I’m 38, my boyfriend’s 29; we’ve been living together for nine months.
He has a wife; their son, 2, spends Sundays with us. The wife hates me and thinks I’m competing for her son’s attention. He’s 2, and loves to be around me. But, when I discipline him, I sometimes hear crude words hurled against me.
We don’t use that word at home. I suspect that the mother’s trying to brainwash him. I just pretend I didn’t hear. However, what if the mother teaches her son to hate me? I love the kid.
I haven’t discussed this worry with my boyfriend. How can we make sure this won’t become a problem when the boy’s older?
My boyfriend isn’t yet working on an annulment from his wife because he has no money. Annulment in the Philippines is very expensive and my boyfriend works as an on-call messenger. He can’t find a better-paying job because he hasn’t graduated from high school.
We talked about me helping him out with the annulment costs. Is this okay?
- Concerned
There’s been much haste and little pre-planning by you two: He left his wife with a toddler, can’t afford a clean break (nor much support?) and already moved in with you. Little wonder his wife is upset! And, no surprise that she’d let her child know it.
The best you can do for this youngster is try to avoid conflicts with his mom, never badmouth her, and if, at all possible, try to have some decent communication with her.
Example: it might help to say she’s doing a great job raising her son and you hope she’ll sometimes alert you to things you need to know when he’s coming on Sunday. If she’s totally resistant, stay clear and let the boy’s father handle all exchanges.
As for the annulment costs, be absolutely sure that you and he have a firm, long-term commitment as a couple, before you consider paying. And have him write you a promissory note – this is something that truly is his personal responsibility, if he can ever afford to pay you back.
You’d be making a better investment in your future together, if you helped finance his going back to school.
I’ve worked for my best friend for five years - incredibly involved in her business and her life. We’ve vacationed together, experienced terrible and great things together. I made personal sacrifices to stand by her.
In November, she got upset with me about something, and stopped speaking to me. We both detest confrontation, so I sent her an email asking what she was upset about, and apologizing up and down. I got nothing in return.

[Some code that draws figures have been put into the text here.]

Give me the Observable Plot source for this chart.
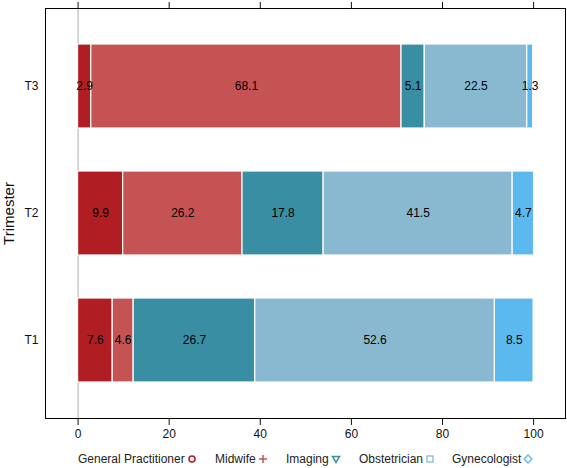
<!DOCTYPE html>
<html>
<head>
<meta charset="utf-8">
<script src="https://cdn.jsdelivr.net/npm/d3@7"></script>
<script src="https://cdn.jsdelivr.net/npm/@observablehq/plot@0.6"></script>
<style>
  body { margin: 0; background: #fff; font-family: "Liberation Sans", Arial, sans-serif; }
  #chart { position: relative; width: 567px; height: 468px; }
  #legend { position: absolute; left: 0; top: 452px; width: 567px; height: 18px; font-size: 12px; color: #222; }
  .item { position: absolute; top: 0; display: flex; align-items: center; white-space: nowrap; }
  .item svg { margin-left: 2px; }
</style>
</head>
<body>
<div id="chart"><div id="legend"></div></div>
<script>
const trimesters = ["T3", "T2", "T1"];
const categories = ["General Practitioner", "Midwife", "Imaging", "Obstetrician", "Gynecologist"];
const t1Values = [7.6, 4.6, 26.7, 52.6, 8.5];
const t2Values = [9.9, 26.2, 17.8, 41.5, 4.7];
const t3Values = [2.9, 68.1, 5.1, 22.5, 1.3];
const xTicks = [0, 20, 40, 60, 80, 100];
const colors = ["#b01e23", "#c65353", "#3a8ea3", "#88b9d1", "#5cb9ef"];
const symbols = ["circle", "plus", "triangle", "square", "diamond"];

const seriesByTrimester = { T1: t1Values, T2: t2Values, T3: t3Values };
const data = [];
for (const t of ["T1", "T2", "T3"]) {
  seriesByTrimester[t].forEach((v, i) => data.push({ trimester: t, category: categories[i], value: v }));
}

const plot = Plot.plot({
  width: 567,
  height: 446,
  marginLeft: 45,
  marginRight: 2,
  marginTop: 8,
  marginBottom: 28,
  style: { fontFamily: "Liberation Sans, Arial, sans-serif", fontSize: "12px", color: "#111" },
  x: { domain: [-7.15, 107.0], ticks: xTicks },
  y: { domain: trimesters, paddingInner: 0.34, paddingOuter: 0.28 },
  color: { domain: categories, range: colors },
  marks: [
    Plot.ruleX([0], { stroke: "#aaa", strokeWidth: 1 }),
    Plot.barX(data, Plot.stackX({
      x: "value", y: "trimester", z: "category", fill: "category",
      order: categories, stroke: "white", strokeWidth: 1.2, inset: 0
    })),
    Plot.text(data, Plot.stackX({
      x: "value", y: "trimester", z: "category",
      order: categories, text: d => d.value.toFixed(1), fill: "black", fontSize: 12
    })),
    Plot.frame({ stroke: "black", strokeWidth: 1 }),
    Plot.axisX({ anchor: "bottom", ticks: xTicks, tickSize: 7, tickPadding: 4, label: null, fontSize: 12 }),
    Plot.axisX({ anchor: "top", ticks: xTicks, tickSize: 7, tickFormat: () => "", label: null }),
    Plot.axisY({ anchor: "left", tickSize: 0, tickPadding: 7, label: null, fontSize: 12 }),
    Plot.axisY({ anchor: "left", tickSize: 0, ticks: [], label: "Trimester", labelAnchor: "center", labelArrow: "none", labelOffset: 42, fontSize: 15 })
  ]
});
const chart = document.getElementById("chart");
chart.insertBefore(plot, chart.firstChild);

// legend
const legend = document.getElementById("legend");
const lefts = [78, 215, 286, 359, 452];
function symbolSvg(kind, color) {
  let inner = "";
  if (kind === "circle") inner = `<circle cx="5" cy="5" r="3" fill="none" stroke="${color}" stroke-width="1.5"/>`;
  if (kind === "plus") inner = `<path d="M5 1V9M1 5H9" stroke="${color}" stroke-width="1.5"/>`;
  if (kind === "triangle") inner = `<path d="M1.5 2.5H8.5L5 8.5Z" fill="none" stroke="${color}" stroke-width="1.5"/>`;
  if (kind === "square") inner = `<rect x="2" y="2" width="6" height="6" fill="none" stroke="${color}" stroke-width="1.3"/>`;
  if (kind === "diamond") inner = `<path d="M5 1L9 5L5 9L1 5Z" fill="none" stroke="${color}" stroke-width="1.3"/>`;
  return `<svg width="10" height="10" viewBox="0 0 10 10">${inner}</svg>`;
}
categories.forEach((c, i) => {
  const d = document.createElement("div");
  d.className = "item";
  d.style.left = lefts[i] + "px";
  d.innerHTML = `<span>${c}</span>${symbolSvg(symbols[i], colors[i])}`;
  legend.appendChild(d);
});
</script>
</body>
</html>
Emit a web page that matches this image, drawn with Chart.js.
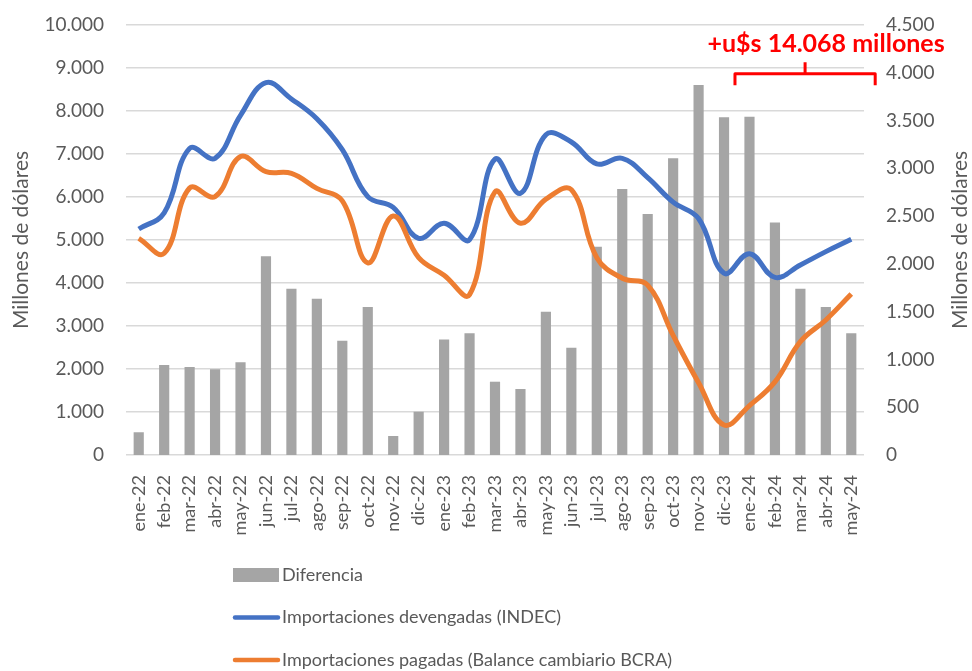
<!DOCTYPE html>
<html lang="es">
<head>
  <meta charset="UTF-8" />
  <title>Importaciones devengadas vs pagadas</title>
  <script src="https://cdn.jsdelivr.net/npm/chart.js"></script>
  <style>
    body { margin: 0; background: #ffffff; }
    #wrap { position: relative; width: 972px; height: 671px; }
  </style>
</head>
<body>
  <div id="wrap"><canvas id="chart"></canvas></div>

  <script>
    const categories = ['ene-22','feb-22','mar-22','abr-22','may-22','jun-22','jul-22','ago-22','sep-22','oct-22','nov-22','dic-22',
      'ene-23','feb-23','mar-23','abr-23','may-23','jun-23','jul-23','ago-23','sep-23','oct-23','nov-23','dic-23',
      'ene-24','feb-24','mar-24','abr-24','may-24'];

    // diferencia va contra el eje derecho
    const diferencia = [238, 942, 921, 897, 970, 2079, 1740, 1634, 1196, 1549, 199, 453,
      1210, 1273, 767, 691, 1500, 1123, 2180, 2783, 2522, 3105, 3872, 3534,
      3540, 2432, 1740, 1549, 1273];

    const indec = [5256, 5630, 7130, 6900, 7900, 8660, 8280, 7820, 7100, 6008, 5760, 5040,
      5390, 5010, 6880, 6087, 7450, 7280, 6770, 6900, 6450, 5880, 5500, 4226,
      4680, 4130, 4420, 4730, 5017];

    const pagadas = [5040, 4690, 6210, 6010, 6940, 6590, 6550, 6200, 5910, 4470, 5560, 4590,
      4180, 3730, 6120, 5390, 5950, 6170, 4590, 4110, 3950, 2780, 1680, 698,
      1150, 1700, 2636, 3140, 3745];

    const annotationText = '+u$s 14.068 millones';
    const axisTitle = 'Millones de dólares';

    const FONT = 'Lato, "Open Sans", sans-serif';
    const GREY = '#595959';

    function miles(v) {
      return String(v).replace(/\B(?=(\d{3})+(?!\d))/g, '.');
    }

    // el padding de ticks no debe empujar el area hacia abajo
    function fitY(width) {
      return s => {
        s.width = width;
        s.paddingTop = 0;
        s.paddingBottom = 0;
      };
    }

    // leyenda apilada, titulo derecho y la llave roja
    const extras = {
      id: 'extras',
      afterDraw(chart) {
        const ctx = chart.ctx;
        const area = chart.chartArea;
        const xs = chart.scales.x;
        const y1 = chart.scales.y1;
        const step = xs.getPixelForValue(1) - xs.getPixelForValue(0);

        ctx.save();

        // titulo eje derecho (leido de abajo hacia arriba)
        ctx.fillStyle = GREY;
        ctx.font = '21px ' + FONT;
        ctx.textAlign = 'center';
        ctx.textBaseline = 'middle';
        ctx.translate(960, (area.top + area.bottom) / 2);
        ctx.rotate(-Math.PI / 2);
        ctx.fillText(axisTitle, 0, 0);
        ctx.setTransform(1, 0, 0, 1, 0, 0);

        // llave
        const xl = xs.getPixelForValue(23) + step * 0.43;
        const xr = xs.getPixelForValue(28) + step * 0.94;
        const xm = (xl + xr) / 2;
        const yLine = y1.getPixelForValue(3990);
        const yEnd = y1.getPixelForValue(3870);
        const yTick = y1.getPixelForValue(4110);
        ctx.strokeStyle = '#FF0000';
        ctx.lineWidth = 3;
        ctx.lineJoin = 'round';
        ctx.beginPath();
        ctx.moveTo(xl, yEnd);
        ctx.lineTo(xl, yLine);
        ctx.lineTo(xr, yLine);
        ctx.lineTo(xr, yEnd);
        ctx.moveTo(xm, yLine);
        ctx.lineTo(xm, yTick);
        ctx.stroke();

        ctx.fillStyle = '#FF0000';
        ctx.font = 'bold 25px ' + FONT;
        ctx.textAlign = 'center';
        ctx.fillText(annotationText, xm + 21, y1.getPixelForValue(4300));

        // leyenda
        ctx.font = '18px ' + FONT;
        ctx.textAlign = 'left';
        chart.data.datasets.forEach((ds, i) => {
          const cy = 575 + i * 42.5;
          if (ds.type === 'bar') {
            ctx.fillStyle = ds.backgroundColor;
            ctx.fillRect(233, cy - 7, 46, 14);
          } else {
            ctx.strokeStyle = ds.borderColor;
            ctx.lineWidth = 4.5;
            ctx.lineCap = 'round';
            ctx.beginPath();
            ctx.moveTo(235, cy);
            ctx.lineTo(278, cy);
            ctx.stroke();
          }
          ctx.fillStyle = GREY;
          ctx.fillText(ds.label, 282, cy);
        });

        ctx.restore();
      }
    };

    new Chart(document.getElementById('chart'), {
      data: {
        labels: categories,
        datasets: [
          {
            type: 'bar',
            label: 'Diferencia',
            data: diferencia,
            backgroundColor: '#A5A5A5',
            yAxisID: 'y1',
            barPercentage: 0.4,
            categoryPercentage: 1,
            order: 3
          },
          {
            type: 'line',
            label: 'Importaciones devengadas (INDEC)',
            data: indec,
            borderColor: '#4472C4',
            borderWidth: 5,
            pointRadius: 0,
            tension: 0.4,
            fill: false,
            yAxisID: 'y',
            order: 2
          },
          {
            type: 'line',
            label: 'Importaciones pagadas (Balance cambiario BCRA)',
            data: pagadas,
            borderColor: '#ED7D31',
            borderWidth: 5,
            pointRadius: 0,
            tension: 0.4,
            fill: false,
            yAxisID: 'y',
            order: 1
          }
        ]
      },
      options: {
        responsive: true,
        maintainAspectRatio: false,
        animation: false,
        layout: { padding: { top: 25, bottom: 130, left: 0, right: 0 } },
        plugins: {
          legend: { display: false },
          tooltip: { enabled: false }
        },
        scales: {
          x: {
            grid: { display: false },
            border: { display: false },
            ticks: {
              color: GREY,
              font: { family: FONT, size: 18 },
              minRotation: 90,
              maxRotation: 90,
              padding: 12,
              autoSkip: false
            },
            afterFit(s) { s.height = 671 - 130 - 455; }
          },
          y: {
            position: 'left',
            min: 0,
            max: 10000,
            ticks: {
              stepSize: 1000,
              color: GREY,
              font: { family: FONT, size: 19 },
              padding: 22,
              callback: v => miles(v)
            },
            grid: { color: '#D9D9D9', lineWidth: 1.5, drawTicks: false },
            border: { display: false },
            title: {
              display: true,
              text: axisTitle,
              color: GREY,
              font: { family: FONT, size: 21 },
              padding: { top: 9, bottom: 0 }
            },
            afterFit: fitY(126)
          },
          y1: {
            position: 'right',
            min: 0,
            max: 4500,
            ticks: {
              stepSize: 500,
              color: GREY,
              font: { family: FONT, size: 19 },
              padding: 22,
              callback: v => miles(v)
            },
            grid: { display: false, drawTicks: false },
            border: { display: false },
            afterFit: fitY(108)
          }
        }
      },
      plugins: [extras]
    });
  </script>
</body>
</html>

She began speaking to me again, but it’s much different - I only have a basic knowledge of what’s going on in her life and her business.
Since I don’t have a real relationship with my own family, she and her family had “adopted" me. I can’t even think about losing those important relationships.

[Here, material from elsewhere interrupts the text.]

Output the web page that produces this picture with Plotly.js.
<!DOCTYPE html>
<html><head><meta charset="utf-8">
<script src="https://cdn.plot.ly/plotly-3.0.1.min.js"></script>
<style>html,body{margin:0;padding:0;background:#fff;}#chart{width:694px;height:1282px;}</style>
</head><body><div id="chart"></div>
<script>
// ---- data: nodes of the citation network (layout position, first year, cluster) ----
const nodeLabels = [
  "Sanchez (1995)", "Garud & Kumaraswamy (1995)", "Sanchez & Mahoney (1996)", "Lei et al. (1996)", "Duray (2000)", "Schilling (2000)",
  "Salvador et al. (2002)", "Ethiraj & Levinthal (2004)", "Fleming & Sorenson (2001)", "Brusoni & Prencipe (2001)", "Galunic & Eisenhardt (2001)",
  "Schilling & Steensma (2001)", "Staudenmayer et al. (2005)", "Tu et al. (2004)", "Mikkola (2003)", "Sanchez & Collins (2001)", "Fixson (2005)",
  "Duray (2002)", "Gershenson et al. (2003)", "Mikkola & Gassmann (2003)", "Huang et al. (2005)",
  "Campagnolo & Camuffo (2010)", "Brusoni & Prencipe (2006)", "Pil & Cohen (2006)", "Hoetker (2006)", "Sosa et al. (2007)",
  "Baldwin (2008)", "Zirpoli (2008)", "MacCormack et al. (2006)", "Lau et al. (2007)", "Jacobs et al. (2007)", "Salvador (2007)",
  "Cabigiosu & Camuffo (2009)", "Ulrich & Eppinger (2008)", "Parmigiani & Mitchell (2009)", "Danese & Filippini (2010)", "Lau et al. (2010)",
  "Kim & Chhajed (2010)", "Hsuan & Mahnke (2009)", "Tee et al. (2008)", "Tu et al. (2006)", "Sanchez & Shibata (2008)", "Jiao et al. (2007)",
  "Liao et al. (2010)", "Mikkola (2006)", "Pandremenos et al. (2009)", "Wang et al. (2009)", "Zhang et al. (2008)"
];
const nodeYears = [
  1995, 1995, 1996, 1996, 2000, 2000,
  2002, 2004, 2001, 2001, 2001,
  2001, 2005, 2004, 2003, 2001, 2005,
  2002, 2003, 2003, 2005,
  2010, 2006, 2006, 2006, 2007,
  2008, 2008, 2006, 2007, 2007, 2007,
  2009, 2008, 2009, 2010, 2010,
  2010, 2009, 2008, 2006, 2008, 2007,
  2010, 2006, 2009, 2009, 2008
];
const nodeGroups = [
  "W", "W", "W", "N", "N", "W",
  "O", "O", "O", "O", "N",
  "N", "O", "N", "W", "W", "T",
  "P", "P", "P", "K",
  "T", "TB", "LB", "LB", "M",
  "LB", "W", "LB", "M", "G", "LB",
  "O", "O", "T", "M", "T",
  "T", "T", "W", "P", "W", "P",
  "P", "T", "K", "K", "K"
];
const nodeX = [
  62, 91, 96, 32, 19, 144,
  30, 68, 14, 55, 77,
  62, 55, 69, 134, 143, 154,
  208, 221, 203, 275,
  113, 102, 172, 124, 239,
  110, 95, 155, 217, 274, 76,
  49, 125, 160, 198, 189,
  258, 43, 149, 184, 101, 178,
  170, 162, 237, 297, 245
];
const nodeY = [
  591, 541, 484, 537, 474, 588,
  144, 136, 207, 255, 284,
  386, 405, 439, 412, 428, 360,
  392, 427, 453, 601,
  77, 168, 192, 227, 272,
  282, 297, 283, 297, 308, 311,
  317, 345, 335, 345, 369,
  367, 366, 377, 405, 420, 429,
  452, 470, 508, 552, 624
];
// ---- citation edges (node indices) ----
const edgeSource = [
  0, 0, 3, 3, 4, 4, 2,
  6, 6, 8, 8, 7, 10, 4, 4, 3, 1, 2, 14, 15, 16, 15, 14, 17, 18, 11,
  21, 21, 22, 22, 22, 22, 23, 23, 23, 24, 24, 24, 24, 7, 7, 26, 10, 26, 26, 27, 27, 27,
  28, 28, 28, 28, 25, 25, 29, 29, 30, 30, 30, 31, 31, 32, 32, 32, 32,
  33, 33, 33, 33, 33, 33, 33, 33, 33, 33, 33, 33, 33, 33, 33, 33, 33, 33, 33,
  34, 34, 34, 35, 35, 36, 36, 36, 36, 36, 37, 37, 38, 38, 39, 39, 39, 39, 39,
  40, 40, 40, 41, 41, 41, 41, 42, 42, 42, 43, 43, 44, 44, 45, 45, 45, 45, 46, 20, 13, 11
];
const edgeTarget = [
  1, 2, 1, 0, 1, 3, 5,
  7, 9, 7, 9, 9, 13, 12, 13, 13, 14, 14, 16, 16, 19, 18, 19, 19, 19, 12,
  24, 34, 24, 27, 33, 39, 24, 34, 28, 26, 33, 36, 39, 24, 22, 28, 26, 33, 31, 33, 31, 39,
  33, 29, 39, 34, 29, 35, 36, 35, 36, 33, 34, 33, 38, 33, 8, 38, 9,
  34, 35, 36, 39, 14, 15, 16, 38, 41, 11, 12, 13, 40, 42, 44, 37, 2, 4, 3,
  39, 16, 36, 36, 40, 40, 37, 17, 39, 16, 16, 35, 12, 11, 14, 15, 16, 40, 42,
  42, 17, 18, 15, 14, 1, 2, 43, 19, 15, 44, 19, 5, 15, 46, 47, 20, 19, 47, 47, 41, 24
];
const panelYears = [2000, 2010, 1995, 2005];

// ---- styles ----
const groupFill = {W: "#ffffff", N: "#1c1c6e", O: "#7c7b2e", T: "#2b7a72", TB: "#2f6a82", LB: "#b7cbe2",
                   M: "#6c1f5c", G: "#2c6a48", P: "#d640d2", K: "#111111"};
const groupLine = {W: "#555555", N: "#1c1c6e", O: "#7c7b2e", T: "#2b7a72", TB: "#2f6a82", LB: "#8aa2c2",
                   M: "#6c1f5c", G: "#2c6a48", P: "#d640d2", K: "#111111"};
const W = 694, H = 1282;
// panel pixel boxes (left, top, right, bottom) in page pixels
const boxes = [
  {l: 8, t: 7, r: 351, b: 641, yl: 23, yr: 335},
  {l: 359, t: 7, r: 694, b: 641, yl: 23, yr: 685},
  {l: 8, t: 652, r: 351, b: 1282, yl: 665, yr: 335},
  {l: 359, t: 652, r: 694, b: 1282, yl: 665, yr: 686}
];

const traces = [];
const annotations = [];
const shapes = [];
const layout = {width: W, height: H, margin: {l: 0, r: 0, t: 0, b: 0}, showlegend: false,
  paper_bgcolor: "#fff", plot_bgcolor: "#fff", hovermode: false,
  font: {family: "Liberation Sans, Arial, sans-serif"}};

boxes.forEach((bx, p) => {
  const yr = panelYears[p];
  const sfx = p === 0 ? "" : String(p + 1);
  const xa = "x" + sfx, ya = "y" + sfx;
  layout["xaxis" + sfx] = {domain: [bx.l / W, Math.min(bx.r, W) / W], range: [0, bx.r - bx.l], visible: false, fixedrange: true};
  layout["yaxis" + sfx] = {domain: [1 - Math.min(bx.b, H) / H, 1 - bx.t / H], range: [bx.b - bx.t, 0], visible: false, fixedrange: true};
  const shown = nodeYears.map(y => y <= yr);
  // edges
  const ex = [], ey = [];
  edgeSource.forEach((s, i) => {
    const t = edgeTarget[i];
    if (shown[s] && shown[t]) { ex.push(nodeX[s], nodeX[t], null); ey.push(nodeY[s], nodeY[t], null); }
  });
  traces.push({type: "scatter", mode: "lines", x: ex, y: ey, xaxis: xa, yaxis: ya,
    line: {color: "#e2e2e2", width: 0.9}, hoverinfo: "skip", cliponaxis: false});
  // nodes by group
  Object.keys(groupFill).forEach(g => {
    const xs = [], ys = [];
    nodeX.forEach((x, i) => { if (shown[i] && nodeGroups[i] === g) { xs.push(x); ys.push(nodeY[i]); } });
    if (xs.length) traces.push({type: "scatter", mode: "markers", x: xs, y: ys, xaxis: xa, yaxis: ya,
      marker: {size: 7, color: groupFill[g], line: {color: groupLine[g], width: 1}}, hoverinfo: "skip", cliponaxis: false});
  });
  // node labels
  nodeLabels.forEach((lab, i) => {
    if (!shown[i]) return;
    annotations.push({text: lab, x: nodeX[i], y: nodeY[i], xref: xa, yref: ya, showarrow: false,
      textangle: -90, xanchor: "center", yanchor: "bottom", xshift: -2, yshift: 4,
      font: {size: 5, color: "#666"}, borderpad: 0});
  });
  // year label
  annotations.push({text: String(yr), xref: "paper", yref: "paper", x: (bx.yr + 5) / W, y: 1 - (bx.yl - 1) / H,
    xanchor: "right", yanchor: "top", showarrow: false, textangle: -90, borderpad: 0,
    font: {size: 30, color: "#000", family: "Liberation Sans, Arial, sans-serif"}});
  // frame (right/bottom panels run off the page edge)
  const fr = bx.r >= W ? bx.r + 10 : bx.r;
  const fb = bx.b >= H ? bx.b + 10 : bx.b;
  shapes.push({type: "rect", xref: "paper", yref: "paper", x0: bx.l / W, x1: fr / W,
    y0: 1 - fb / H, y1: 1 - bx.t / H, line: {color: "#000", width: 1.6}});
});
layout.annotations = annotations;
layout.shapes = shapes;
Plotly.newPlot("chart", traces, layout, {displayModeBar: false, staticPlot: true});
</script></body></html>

Should I give her more time, or just accept that this is always going to be the way it is?
- Lost Friend
Like you, I’m guessing - perhaps you got too “incredibly involved” in her life and business.

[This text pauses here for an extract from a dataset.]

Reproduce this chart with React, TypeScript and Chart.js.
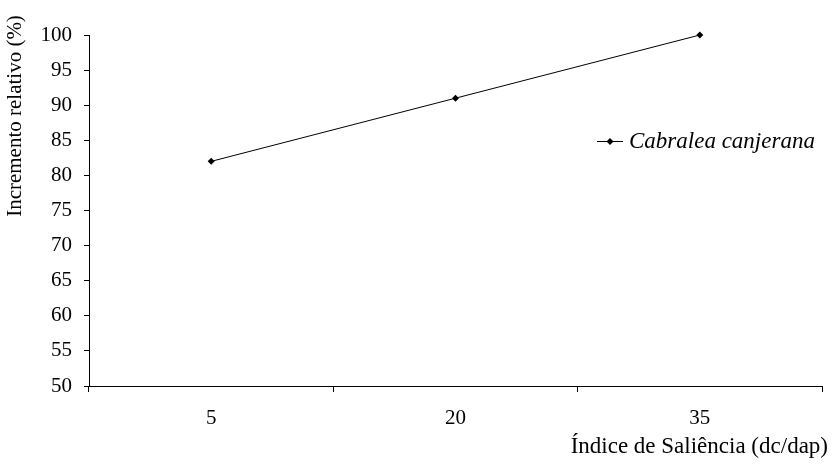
import { useEffect, useRef } from 'react';
import { Chart, registerables } from 'chart.js';

Chart.register(...registerables);

const categories = ['5', '20', '35'];
const seriesName = 'Cabralea canjerana';
const values = [82, 91, 100];
const yMin = 50;
const yMax = 100;
const yStep = 5;
const yTitle = 'Incremento relativo (%)';
const xTitle = 'Índice de Saliência (dc/dap)';

const FONT = "'Liberation Serif', 'Times New Roman', Times, serif";

export default function App() {
  const ref = useRef<HTMLCanvasElement>(null);

  useEffect(() => {
    document.body.style.margin = '0';
    const canvas = ref.current;
    if (!canvas) return;
    let chart: Chart | null = null;
    let cancelled = false;

    const textPlugin = {
      id: 'customText',
      afterDraw(c: any) {
        const ctx = c.ctx as CanvasRenderingContext2D;
        ctx.save();
        ctx.fillStyle = '#000';
        ctx.font = `21px ${FONT}`;
        ctx.textAlign = 'center';
        ctx.textBaseline = 'middle';
        ctx.translate(15, 116);
        ctx.rotate(-Math.PI / 2);
        ctx.fillText(yTitle, 0, 0);
        ctx.restore();

        ctx.save();
        ctx.fillStyle = '#000';
        ctx.font = `23px ${FONT}`;
        ctx.textAlign = 'right';
        ctx.textBaseline = 'middle';
        ctx.fillText(xTitle, 828, 447);
        ctx.restore();

        ctx.save();
        ctx.strokeStyle = '#000';
        ctx.lineWidth = 1;
        ctx.beginPath();
        ctx.moveTo(597, 141.5);
        ctx.lineTo(623, 141.5);
        ctx.stroke();
        ctx.fillStyle = '#000';
        ctx.beginPath();
        ctx.moveTo(610, 138);
        ctx.lineTo(613.5, 141.5);
        ctx.lineTo(610, 145);
        ctx.lineTo(606.5, 141.5);
        ctx.closePath();
        ctx.fill();
        ctx.font = `italic 23px ${FONT}`;
        ctx.textAlign = 'left';
        ctx.textBaseline = 'middle';
        ctx.fillText(seriesName, 629, 142);
        ctx.restore();
      },
    };

    const build = () => {
      if (cancelled) return;
      chart = new Chart(canvas, {
        type: 'line',
        data: {
          labels: categories,
          datasets: [
            {
              label: seriesName,
              data: values,
              borderColor: '#000',
              backgroundColor: '#000',
              borderWidth: 1,
              pointStyle: 'rectRot',
              pointRadius: 3.5,
              pointBackgroundColor: '#000',
              pointBorderColor: '#000',
              pointBorderWidth: 0,
              tension: 0,
              fill: false,
              clip: false,
            },
          ],
        },
        options: {
          responsive: false,
          animation: false,
          devicePixelRatio: 1,
          layout: { padding: { top: 35, right: 11, left: 0, bottom: 0 } },
          plugins: {
            legend: { display: false },
            tooltip: { enabled: false },
          },
          scales: {
            x: {
              type: 'category',
              offset: true,
              grid: {
                display: true,
                offset: true,
                drawOnChartArea: false,
                drawTicks: true,
                tickLength: 6,
                color: '#000',
              },
              border: { display: true, color: '#000', width: 1 },
              ticks: {
                color: '#000',
                font: { family: FONT, size: 21 },
                padding: 14,
                maxRotation: 0,
              },
              afterFit(scale: any) {
                scale.height = 86;
              },
            },
            y: {
              min: yMin,
              max: yMax,
              grid: {
                display: true,
                drawOnChartArea: false,
                drawTicks: true,
                tickLength: 5,
                color: '#000',
              },
              border: { display: true, color: '#000', width: 1 },
              ticks: {
                stepSize: yStep,
                color: '#000',
                font: { family: FONT, size: 21 },
                padding: 12,
              },
              afterFit(scale: any) {
                scale.width = 89;
              },
            },
          },
        },
        plugins: [textPlugin],
      } as any);
    };

    const fonts = (document as any).fonts;
    if (fonts && fonts.load) {
      Promise.all([
        fonts.load(`21px 'Liberation Serif'`),
        fonts.load(`italic 23px 'Liberation Serif'`),
      ]).then(build, build);
    } else {
      build();
    }

    return () => {
      cancelled = true;
      if (chart) chart.destroy();
    };
  }, []);

  return (
    <div style={{ width: 833, height: 472 }}>
      <canvas ref={ref} width={833} height={472} style={{ display: 'block' }} />
    </div>
  );
}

Try once more to learn the source of the problem, but don’t push. Apologize again, and then carry on.
Whatever her reason, it’s clear she needs and wants distance for a while, maybe even for a long time.
If the situation becomes unbearable, you might have to consider looking for another job.
I’m 24, have never had a girlfriend and yearn for one. It’s affecting my daily life.
I stay active through the gym, and sports, but the depression returns.
I’m a recent university graduate supposed to be striving for success, yet losing that energy.
Recently, I met a girl, and we hit it off, but then she told me she had a boyfriend. I’m losing hope, and don’t know what to do.
- Lost
You’re at a crossroads – no longer a student, feeling pressed by the “should-have” expectations of a career, and romance. It’s normal to find this transition phase daunting, but if your depression persists, it’s counter-productive to achieving either goal, and you’ll need professional help to overcome it.
Do NOT perceive every unavailable girl as rejecting you. That’ll be the depression talking. A therapist can help you probe why you’re experiencing depressions, and what can best help you move forward.
Tip of the day:
Complicated relationships require delicate handling over time.